Dalam event Makan Mayit, Tontey juga mengajak beberapa pakar untuk menjadi tamu makan malam, antropolog, dokter, dan publik seni lainnya untuk mendiskusikan asal mula kanibalisme. Menanggapi pro dan kontra yang hadir di masyarakat, Tontey meyakini bahwa karya seni tidak bisa dilihat dari satu kacamata saja.

“Menurut saya, tidak ada yang salah dan tidak ada yang benar.”

Infografik Makan Mayit

Batas-Batas Seni

Karena gagasan nylenehnya itu, Tontey diganjar beragam komentar sinis. Bahkan Menteri Pemberdayaan Perempuan dan Perlindungan Anak Yohana Yambise menegaskan Makan Mayit telah melanggar norma kesusilaan, kepatutan, dan agama. Penggunaan ASI dan keringat ketiak bayi yang dimasukan ke dalam bahan makanan, menurut Yohana, merupakan suatu hal di luar akal sehat dan tidak lazim untuk dilakukan, sebab ASI bukanlah konsumsi bagi orang dewasa.

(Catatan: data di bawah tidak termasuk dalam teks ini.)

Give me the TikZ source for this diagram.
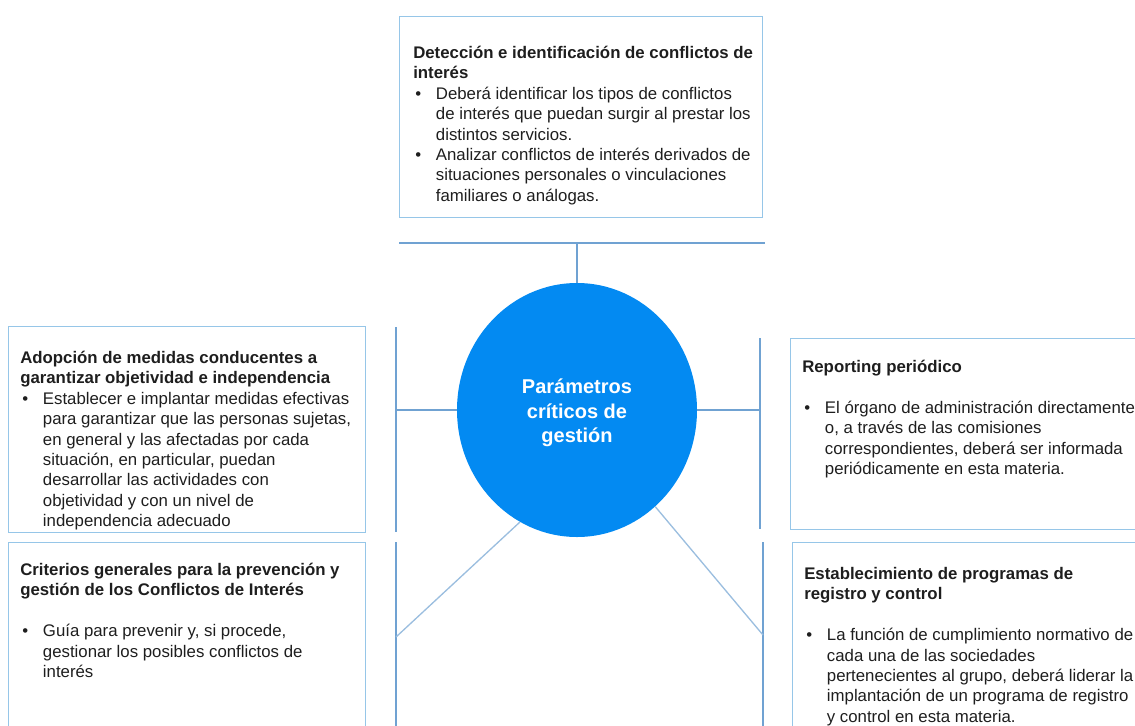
\documentclass[tikz,border=0pt]{standalone}
\usepackage{fontspec}
\setmainfont{Liberation Sans}
\usepackage{xcolor}
\usetikzlibrary{shapes.geometric}
\definecolor{hubblue}{RGB}{3,138,242}
\definecolor{linkblue}{RGB}{112,162,210}
\definecolor{frameblue}{RGB}{150,198,232}
\definecolor{bodygray}{RGB}{30,30,30}
\tikzstyle{panel} = [draw=frameblue, line width=1.1pt, rectangle, anchor=north west, inner sep=0pt]
\tikzstyle{paneltext} = [anchor=north west, inner sep=0pt, align=left, text=bodygray, font={\fontsize{12.6}{15.3}\selectfont}]
\tikzstyle{link} = [draw=linkblue, line width=1.3pt]
\tikzstyle{slant} = [draw=linkblue!70, line width=1pt]
\newcommand{\itm}{\makebox[17pt][l]{\hspace{1.5pt}\textbullet}}
\newcommand{\ind}{\hspace*{17pt}}

\begin{document}
\begin{tikzpicture}[x=0.75pt, y=-0.75pt]
        \useasboundingbox (0,0) rectangle (1135,725);
        \clip (0,0) rectangle (1135,725);

        % Central circle
        \node[ellipse, fill=hubblue, minimum width=180pt, minimum height=190.5pt, inner sep=0pt] (hub) at (577,410) {};
        \node[align=center, text=white, font={\fontsize{15}{18.4}\selectfont\bfseries}] (hubtxt) at (577,413)
              {Parámetros\\críticos de\\gestión};

        % Panels
        \node[panel, minimum width=272.25pt, minimum height=150.75pt] (detect) at (399,16) {};
        \node[panel, minimum width=267.75pt, minimum height=154.5pt] (adopt) at (8,326) {};
        \node[panel, minimum width=267.75pt, minimum height=150pt] (criter) at (8,542) {};
        \node[panel, minimum width=270pt, minimum height=143.25pt] (report) at (790,338) {};
        \node[panel, minimum width=270pt, minimum height=150pt] (regist) at (792,542) {};

        % Panel texts
        \node[paneltext] (detecttxt) at (413,46) {\textbf{Detección e identificación de conflictos de}\\
            \textbf{interés}\\
            \itm Deberá identificar los tipos de conflictos\\
            \ind de interés que puedan surgir al prestar los\\
            \ind distintos servicios.\\
            \itm Analizar conflictos de interés derivados de\\
            \ind situaciones personales o vinculaciones\\
            \ind familiares o análogas.};
        \node[paneltext] (adopttxt) at (20,351) {\textbf{Adopción de medidas conducentes a}\\
            \textbf{garantizar objetividad e independencia}\\
            \itm Establecer e implantar medidas efectivas\\
            \ind para garantizar que las personas sujetas,\\
            \ind en general y las afectadas por cada\\
            \ind situación, en particular, puedan\\
            \ind desarrollar las actividades con\\
            \ind objetividad y con un nivel de\\
            \ind independencia adecuado};
        \node[paneltext] (critertxt) at (20,563) {\textbf{Criterios generales para la prevención y}\\
            \textbf{gestión de los Conflictos de Interés}\\[15.3pt]
            \itm Guía para prevenir y, si procede,\\
            \ind gestionar los posibles conflictos de\\
            \ind interés};
        \node[paneltext] (reporttxt) at (802,360) {\textbf{Reporting periódico}\\[15.3pt]
            \itm El órgano de administración directamente\\
            \ind o, a través de las comisiones\\
            \ind correspondientes, deberá ser informada\\
            \ind periódicamente en esta materia.};
        \node[paneltext] (registtxt) at (804,567) {\textbf{Establecimiento de programas de}\\
            \textbf{registro y control}\\[15.3pt]
            \itm La función de cumplimiento normativo de\\
            \ind cada una de las sociedades\\
            \ind pertenecientes al grupo, deberá liderar la\\
            \ind implantación de un programa de registro\\
            \ind y control en esta materia.};

        % Bracket ends
        \coordinate (topa) at (399,243);
        \coordinate (topb) at (765,243);
        \coordinate (topm) at (577,243);
        \coordinate (lefta) at (396,327);
        \coordinate (leftb) at (396,532);
        \coordinate (leftm) at (396,410);
        \coordinate (lowlefta) at (396,542);
        \coordinate (lowleftb) at (396,730);
        \coordinate (lowleftm) at (396,637);
        \coordinate (righta) at (760,338);
        \coordinate (rightb) at (760,529);
        \coordinate (rightm) at (760,410);
        \coordinate (lowrighta) at (763,542);
        \coordinate (lowrightb) at (763,730);
        \coordinate (lowrightm) at (763,635);

        % Brackets
        \draw[link] (topa) -- (topb);
        \draw[link] (lefta) -- (leftb);
        \draw[link] (lowlefta) -- (lowleftb);
        \draw[link] (righta) -- (rightb);
        \draw[link] (lowrighta) -- (lowrightb);

        % Connectors
        \draw[link] (hub.north) -- (topm);
        \draw[link] (hub.west) -- (leftm);
        \draw[link] (hub.east) -- (rightm);
        \draw[slant] (hub.243) -- (lowleftm);
        \draw[slant] (hub.309) -- (lowrightm);
    \end{tikzpicture}
\end{document}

“Kami mendesak kepolisian menindaklanjuti kasus ini karena karya seni ini telah melanggar norma kesusilaan, kepatutan, agama dan bila terbukti melanggar UU akan dikenakan Pasal 27 ayat 1 Undang- Undang ITE dan pasal 282 ayat 3 KUHP kesusilaan,” imbuh Menteri Yohana.

Sementara itu, Kurator Seni Rupa Jim Abiyasa Supangkat mencoba menyikapi Makan Mayit dalam kerangka batas-batas seni. Ia memberikan pemahaman bahwa karya seni memang hampir tak memiliki batas. Namun, jika ada karya seni yang dengan tegas berlawanan dengan etika maka bisa dikatakan seni itu berlebihan .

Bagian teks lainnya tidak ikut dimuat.